Onde está o encantamento que nos fazia sorrir nos anos Lula? Para onde foi a esperança de que o Brasil pudesse superar minimamente a herança escravocrata? O que foi feito do nosso orgulho naquele período luminoso? Quem responde a essas perguntas são, principalmente, cabeças jovens formadas naquele tempo, reunidas por Filipe Galvon no documentário Encantado - O Brasil em Desencanto.

Trata-se da versão especial para o Brasil (atualizada e estendida para longa metragem) de um média que passou na TV francesa em 2018. Diversos vídeos do diretor podem ser vistos neste canal do Vimeo.

Galvon mora em Paris e integra o grupo MD18, criado em 2016 para informar à imprensa e à comunidade internacional o que realmente estava acontecendo no Brasil. Leia aqui sobre o grupo. A iniciativa surtiu efeito e conseguiu alterar o noticiário francês sobre o momento brasileiro. Hoje existem outros coletivos brasileiros fazendo esse tipo de resistência em Paris.
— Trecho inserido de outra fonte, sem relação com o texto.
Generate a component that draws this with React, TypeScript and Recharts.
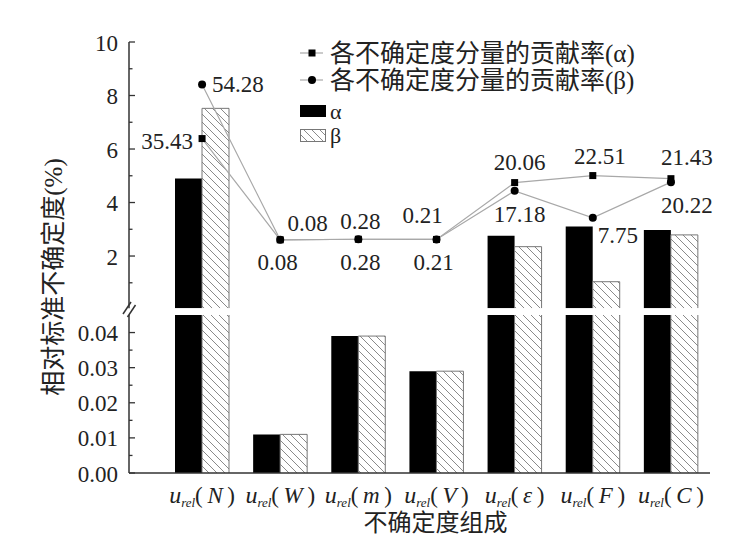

Encantado faz ecoar seu título por mais de um sentido. No mais abstrato, refere-se àquele sentimento que dominou o Brasil entre 2002 e 2013, até que as inquietações de parte da esquerda abrissem caminho para a tomada das ruas e das consciências pela extrema-direita. No sentido mais concreto, alude ao subúrbio carioca de Encantado, onde Galvon nasceu e ao qual retorna para tomar como um microcosmo do estado geral do país.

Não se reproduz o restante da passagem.